## Begin Task inputs

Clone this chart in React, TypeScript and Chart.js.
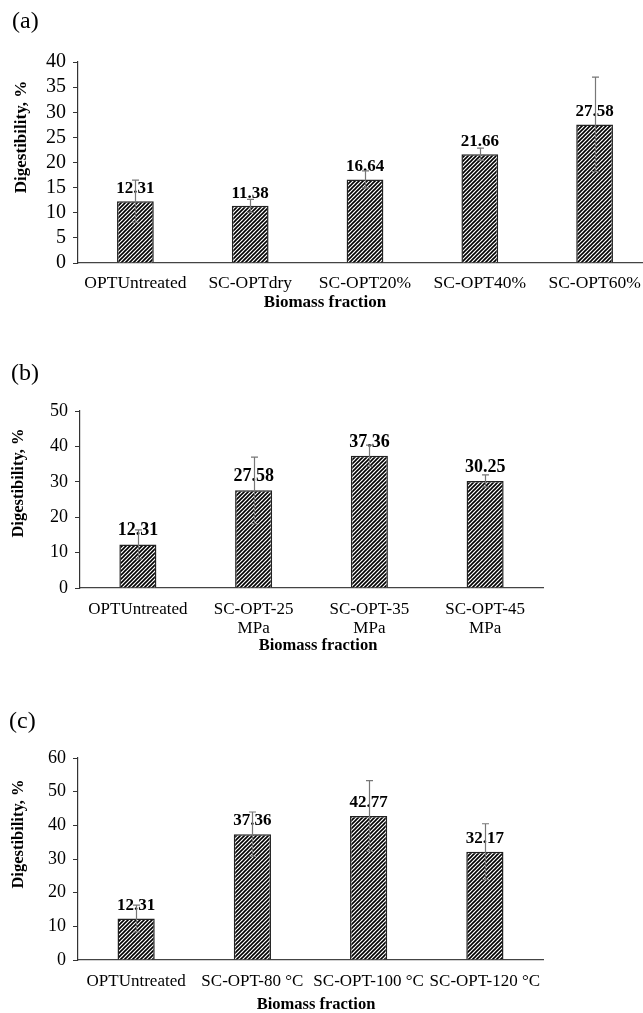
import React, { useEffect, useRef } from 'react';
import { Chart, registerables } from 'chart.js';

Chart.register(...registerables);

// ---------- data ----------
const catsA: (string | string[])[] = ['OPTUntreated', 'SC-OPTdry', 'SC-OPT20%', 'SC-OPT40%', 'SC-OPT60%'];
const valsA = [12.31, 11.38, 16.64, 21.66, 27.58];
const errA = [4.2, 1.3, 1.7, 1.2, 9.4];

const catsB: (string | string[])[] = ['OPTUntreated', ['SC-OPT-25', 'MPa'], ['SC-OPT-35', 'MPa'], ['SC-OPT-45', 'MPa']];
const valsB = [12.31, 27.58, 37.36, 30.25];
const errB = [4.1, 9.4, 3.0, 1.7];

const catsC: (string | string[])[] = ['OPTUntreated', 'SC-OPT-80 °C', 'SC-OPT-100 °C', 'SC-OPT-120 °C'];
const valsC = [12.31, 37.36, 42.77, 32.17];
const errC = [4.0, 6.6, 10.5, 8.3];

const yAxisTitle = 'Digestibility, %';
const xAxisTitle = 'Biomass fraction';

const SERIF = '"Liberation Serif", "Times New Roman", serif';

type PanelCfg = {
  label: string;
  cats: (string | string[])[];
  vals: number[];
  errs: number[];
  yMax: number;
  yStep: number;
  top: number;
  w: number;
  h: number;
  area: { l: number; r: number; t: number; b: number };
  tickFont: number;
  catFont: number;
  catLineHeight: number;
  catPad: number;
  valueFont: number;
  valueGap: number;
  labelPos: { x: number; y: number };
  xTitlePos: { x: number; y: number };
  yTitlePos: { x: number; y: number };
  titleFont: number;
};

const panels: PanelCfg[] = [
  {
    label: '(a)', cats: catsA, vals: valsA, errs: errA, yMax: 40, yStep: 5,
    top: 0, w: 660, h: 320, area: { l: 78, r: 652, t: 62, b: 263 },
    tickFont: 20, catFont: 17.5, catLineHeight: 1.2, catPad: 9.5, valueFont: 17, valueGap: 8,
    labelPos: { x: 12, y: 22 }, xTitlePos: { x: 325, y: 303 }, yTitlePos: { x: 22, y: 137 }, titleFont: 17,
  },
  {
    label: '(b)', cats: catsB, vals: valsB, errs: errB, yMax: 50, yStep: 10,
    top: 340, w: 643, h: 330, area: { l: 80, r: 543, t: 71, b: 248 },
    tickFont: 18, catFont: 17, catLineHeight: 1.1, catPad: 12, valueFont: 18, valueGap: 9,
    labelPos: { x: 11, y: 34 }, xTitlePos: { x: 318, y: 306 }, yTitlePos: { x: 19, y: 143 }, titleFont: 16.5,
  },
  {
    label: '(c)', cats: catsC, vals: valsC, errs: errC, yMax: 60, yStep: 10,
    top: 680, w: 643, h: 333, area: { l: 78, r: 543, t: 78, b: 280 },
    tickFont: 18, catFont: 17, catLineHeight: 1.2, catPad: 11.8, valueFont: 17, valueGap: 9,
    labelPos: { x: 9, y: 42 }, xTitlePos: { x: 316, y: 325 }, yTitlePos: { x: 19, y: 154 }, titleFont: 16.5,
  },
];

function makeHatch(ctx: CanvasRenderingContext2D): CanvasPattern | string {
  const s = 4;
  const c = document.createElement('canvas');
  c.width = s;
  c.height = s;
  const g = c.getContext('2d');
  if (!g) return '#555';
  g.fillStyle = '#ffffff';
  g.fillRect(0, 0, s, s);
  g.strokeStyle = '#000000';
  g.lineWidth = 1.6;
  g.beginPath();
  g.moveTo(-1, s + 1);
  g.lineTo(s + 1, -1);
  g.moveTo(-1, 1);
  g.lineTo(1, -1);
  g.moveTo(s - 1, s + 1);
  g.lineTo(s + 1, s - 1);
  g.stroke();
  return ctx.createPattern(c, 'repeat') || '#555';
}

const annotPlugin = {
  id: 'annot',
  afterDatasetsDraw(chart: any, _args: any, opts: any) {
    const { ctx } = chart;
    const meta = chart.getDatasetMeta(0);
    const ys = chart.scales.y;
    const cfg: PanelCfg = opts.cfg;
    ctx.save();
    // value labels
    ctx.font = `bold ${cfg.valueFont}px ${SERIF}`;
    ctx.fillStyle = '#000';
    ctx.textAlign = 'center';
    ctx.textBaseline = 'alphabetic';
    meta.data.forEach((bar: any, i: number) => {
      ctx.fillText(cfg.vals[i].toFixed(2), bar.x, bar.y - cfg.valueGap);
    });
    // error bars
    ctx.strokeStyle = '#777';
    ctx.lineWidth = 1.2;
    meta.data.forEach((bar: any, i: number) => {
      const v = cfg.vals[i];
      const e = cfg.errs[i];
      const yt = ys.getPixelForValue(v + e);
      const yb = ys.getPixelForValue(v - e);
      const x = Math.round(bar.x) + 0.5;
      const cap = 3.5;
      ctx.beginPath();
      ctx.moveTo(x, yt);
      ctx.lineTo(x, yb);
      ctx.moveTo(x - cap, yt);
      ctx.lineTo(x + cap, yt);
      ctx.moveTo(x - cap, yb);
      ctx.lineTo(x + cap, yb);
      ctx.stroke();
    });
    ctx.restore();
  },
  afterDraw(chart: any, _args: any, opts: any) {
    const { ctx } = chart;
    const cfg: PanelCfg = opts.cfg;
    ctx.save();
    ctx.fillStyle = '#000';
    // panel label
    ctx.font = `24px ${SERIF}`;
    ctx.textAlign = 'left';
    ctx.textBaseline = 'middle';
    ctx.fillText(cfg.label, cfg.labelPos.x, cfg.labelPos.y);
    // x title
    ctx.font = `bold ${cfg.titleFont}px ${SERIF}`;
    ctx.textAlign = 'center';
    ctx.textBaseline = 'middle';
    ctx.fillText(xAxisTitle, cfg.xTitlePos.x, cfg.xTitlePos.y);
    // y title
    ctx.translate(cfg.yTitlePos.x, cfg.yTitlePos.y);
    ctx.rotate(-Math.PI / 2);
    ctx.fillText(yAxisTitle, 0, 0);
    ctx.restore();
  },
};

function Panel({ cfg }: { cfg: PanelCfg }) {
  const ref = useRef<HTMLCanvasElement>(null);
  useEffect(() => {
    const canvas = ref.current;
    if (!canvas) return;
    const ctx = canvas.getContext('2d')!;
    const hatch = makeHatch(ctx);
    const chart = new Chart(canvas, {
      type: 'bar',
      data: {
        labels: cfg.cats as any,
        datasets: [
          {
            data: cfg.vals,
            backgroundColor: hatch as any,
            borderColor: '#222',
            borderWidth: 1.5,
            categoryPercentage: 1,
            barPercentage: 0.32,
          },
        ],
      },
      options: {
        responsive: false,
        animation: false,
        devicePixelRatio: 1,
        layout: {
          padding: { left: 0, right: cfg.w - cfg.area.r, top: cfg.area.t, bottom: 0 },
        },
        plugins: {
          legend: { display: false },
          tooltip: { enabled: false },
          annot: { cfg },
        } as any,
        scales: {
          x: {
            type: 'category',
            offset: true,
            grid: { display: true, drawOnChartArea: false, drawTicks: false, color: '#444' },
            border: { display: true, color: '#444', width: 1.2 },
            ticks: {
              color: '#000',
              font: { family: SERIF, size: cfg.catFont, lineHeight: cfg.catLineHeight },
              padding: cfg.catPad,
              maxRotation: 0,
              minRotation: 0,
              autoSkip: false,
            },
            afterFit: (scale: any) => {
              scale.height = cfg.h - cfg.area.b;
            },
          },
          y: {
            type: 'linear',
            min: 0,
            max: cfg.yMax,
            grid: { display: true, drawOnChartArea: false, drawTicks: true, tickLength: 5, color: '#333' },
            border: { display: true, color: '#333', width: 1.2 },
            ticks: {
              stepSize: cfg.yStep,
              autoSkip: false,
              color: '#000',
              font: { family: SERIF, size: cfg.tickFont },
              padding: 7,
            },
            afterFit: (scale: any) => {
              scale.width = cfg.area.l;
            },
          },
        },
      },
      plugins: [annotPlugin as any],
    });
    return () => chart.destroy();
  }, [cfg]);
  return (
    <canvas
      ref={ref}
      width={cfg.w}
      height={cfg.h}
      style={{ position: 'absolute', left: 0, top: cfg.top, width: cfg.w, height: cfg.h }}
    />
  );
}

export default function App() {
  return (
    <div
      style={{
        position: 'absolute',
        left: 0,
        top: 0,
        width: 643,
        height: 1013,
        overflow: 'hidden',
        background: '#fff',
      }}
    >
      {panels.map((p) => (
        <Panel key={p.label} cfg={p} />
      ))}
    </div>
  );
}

## End Task inputs
## Begin Task inputs

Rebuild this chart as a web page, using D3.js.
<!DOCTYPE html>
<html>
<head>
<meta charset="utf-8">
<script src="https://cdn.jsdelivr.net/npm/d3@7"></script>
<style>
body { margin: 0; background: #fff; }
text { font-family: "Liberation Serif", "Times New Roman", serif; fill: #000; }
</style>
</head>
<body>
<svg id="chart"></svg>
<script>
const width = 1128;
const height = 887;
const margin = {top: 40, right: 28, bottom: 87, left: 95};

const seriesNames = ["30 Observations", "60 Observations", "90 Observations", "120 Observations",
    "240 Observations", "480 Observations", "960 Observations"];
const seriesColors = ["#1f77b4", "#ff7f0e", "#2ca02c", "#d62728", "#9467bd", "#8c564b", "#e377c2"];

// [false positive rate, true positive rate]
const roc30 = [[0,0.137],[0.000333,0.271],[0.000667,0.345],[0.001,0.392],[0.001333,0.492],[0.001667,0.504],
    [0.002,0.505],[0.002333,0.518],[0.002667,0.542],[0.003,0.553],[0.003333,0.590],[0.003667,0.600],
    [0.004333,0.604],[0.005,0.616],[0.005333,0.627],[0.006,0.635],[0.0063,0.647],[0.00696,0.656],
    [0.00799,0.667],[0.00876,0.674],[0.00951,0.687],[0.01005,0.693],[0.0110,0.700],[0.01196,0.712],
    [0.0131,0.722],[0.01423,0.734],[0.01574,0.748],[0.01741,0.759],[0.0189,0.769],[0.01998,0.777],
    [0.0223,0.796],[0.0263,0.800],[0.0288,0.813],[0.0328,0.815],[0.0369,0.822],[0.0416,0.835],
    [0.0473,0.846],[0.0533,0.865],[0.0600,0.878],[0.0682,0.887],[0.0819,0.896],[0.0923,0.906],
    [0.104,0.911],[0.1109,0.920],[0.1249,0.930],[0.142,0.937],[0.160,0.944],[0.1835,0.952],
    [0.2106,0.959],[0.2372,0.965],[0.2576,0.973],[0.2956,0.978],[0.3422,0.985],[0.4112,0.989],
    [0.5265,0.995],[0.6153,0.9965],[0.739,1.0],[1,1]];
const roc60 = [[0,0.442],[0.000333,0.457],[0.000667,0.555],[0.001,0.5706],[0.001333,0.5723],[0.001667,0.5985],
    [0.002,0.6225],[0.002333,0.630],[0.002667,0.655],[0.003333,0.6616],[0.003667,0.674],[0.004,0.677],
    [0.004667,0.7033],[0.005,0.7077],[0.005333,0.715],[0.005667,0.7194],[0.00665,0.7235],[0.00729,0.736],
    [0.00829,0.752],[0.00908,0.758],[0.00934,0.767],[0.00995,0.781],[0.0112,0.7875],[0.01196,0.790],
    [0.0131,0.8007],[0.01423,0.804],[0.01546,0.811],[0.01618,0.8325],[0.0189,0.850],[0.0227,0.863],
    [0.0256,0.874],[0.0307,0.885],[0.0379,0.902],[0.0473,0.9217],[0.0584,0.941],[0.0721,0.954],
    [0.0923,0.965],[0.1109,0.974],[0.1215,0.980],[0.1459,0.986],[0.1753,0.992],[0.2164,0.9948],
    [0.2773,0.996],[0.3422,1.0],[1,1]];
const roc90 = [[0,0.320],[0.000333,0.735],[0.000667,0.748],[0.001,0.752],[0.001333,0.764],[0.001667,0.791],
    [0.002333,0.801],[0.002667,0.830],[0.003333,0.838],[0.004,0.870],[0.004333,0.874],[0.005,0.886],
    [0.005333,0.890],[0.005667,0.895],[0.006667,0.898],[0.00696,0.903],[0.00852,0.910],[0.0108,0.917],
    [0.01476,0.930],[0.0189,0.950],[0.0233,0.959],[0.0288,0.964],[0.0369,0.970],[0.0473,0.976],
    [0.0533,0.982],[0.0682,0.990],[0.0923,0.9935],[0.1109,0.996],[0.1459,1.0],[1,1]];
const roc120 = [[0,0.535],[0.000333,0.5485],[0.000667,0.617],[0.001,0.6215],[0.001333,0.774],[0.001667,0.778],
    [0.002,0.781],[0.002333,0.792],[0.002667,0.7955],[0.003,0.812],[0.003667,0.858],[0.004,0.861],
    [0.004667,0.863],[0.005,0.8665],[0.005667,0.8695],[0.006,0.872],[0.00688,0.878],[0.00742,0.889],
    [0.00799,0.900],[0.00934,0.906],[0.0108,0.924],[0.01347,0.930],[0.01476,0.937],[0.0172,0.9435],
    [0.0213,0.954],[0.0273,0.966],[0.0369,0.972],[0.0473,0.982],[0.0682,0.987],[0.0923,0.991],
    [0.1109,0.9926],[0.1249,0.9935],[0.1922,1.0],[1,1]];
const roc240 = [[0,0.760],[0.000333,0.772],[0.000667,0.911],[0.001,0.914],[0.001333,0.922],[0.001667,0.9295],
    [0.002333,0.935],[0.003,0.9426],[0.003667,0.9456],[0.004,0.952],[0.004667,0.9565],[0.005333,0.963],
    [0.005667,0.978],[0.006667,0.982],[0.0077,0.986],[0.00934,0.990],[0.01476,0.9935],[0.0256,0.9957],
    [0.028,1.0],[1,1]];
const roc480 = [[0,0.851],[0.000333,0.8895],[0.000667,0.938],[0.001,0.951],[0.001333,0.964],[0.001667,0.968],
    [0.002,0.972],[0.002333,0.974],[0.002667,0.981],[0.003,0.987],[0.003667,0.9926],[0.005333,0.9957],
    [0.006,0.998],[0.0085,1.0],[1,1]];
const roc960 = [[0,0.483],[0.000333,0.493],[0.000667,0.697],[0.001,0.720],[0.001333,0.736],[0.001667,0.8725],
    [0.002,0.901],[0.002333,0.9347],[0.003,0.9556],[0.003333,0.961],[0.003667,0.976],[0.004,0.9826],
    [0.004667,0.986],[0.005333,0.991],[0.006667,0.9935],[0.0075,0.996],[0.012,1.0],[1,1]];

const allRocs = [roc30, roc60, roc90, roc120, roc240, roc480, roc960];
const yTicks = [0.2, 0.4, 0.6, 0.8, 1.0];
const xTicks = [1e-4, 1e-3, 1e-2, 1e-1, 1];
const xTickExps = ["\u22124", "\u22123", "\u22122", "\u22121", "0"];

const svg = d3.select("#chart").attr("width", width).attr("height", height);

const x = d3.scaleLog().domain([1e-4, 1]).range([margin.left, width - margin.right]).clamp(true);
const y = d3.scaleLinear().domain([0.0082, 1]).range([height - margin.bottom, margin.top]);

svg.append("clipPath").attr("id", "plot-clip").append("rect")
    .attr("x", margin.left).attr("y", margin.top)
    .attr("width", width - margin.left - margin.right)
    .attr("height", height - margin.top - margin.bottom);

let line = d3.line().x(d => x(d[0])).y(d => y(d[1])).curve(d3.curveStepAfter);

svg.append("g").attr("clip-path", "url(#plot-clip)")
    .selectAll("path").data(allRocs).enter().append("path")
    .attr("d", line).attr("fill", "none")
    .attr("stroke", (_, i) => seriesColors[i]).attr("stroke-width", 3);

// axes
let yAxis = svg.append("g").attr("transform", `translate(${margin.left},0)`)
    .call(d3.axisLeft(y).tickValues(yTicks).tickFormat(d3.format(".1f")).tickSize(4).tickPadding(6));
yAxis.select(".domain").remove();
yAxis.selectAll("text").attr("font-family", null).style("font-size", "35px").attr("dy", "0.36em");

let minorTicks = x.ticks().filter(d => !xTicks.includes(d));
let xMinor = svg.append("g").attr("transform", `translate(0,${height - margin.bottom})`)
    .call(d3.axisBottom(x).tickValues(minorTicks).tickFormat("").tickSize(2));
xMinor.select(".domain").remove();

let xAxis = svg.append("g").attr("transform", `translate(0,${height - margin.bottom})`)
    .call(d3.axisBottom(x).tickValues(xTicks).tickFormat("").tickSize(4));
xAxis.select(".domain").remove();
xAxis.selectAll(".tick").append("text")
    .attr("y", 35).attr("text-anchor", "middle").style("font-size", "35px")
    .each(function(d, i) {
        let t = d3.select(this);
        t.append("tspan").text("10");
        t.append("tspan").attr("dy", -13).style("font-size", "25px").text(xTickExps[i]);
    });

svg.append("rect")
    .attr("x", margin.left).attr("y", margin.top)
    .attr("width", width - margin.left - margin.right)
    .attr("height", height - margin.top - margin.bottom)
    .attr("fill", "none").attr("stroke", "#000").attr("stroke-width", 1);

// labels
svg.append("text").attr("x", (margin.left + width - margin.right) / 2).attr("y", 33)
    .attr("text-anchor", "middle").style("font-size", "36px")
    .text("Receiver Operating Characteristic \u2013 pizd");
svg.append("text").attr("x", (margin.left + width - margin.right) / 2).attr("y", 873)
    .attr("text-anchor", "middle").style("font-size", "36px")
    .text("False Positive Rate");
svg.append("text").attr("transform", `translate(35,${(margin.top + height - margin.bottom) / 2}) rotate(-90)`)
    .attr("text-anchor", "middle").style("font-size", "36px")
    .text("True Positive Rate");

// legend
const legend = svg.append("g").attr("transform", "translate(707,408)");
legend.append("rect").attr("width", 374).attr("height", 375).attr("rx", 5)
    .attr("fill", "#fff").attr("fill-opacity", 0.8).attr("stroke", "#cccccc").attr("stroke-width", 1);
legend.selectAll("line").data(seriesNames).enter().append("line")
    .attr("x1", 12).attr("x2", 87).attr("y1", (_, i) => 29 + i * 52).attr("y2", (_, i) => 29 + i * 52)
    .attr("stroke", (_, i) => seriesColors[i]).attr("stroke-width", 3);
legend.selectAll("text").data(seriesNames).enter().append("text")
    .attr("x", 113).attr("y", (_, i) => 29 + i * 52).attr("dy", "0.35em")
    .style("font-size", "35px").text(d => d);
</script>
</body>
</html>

## End Task inputs

- _What the exercise asks_
Look above for the line with "Clone this chart" and the line with "const errB = [4.1, 9.4, 3.0, 1.7];", then copy exactly the lines from the first through the second, both kept, with no pictures.

- _Expected answer_
Clone this chart in React, TypeScript and Chart.js.
import React, { useEffect, useRef } from 'react';
import { Chart, registerables } from 'chart.js';

Chart.register(...registerables);

// ---------- data ----------
const catsA: (string | string[])[] = ['OPTUntreated', 'SC-OPTdry', 'SC-OPT20%', 'SC-OPT40%', 'SC-OPT60%'];
const valsA = [12.31, 11.38, 16.64, 21.66, 27.58];
const errA = [4.2, 1.3, 1.7, 1.2, 9.4];

const catsB: (string | string[])[] = ['OPTUntreated', ['SC-OPT-25', 'MPa'], ['SC-OPT-35', 'MPa'], ['SC-OPT-45', 'MPa']];
const valsB = [12.31, 27.58, 37.36, 30.25];
const errB = [4.1, 9.4, 3.0, 1.7];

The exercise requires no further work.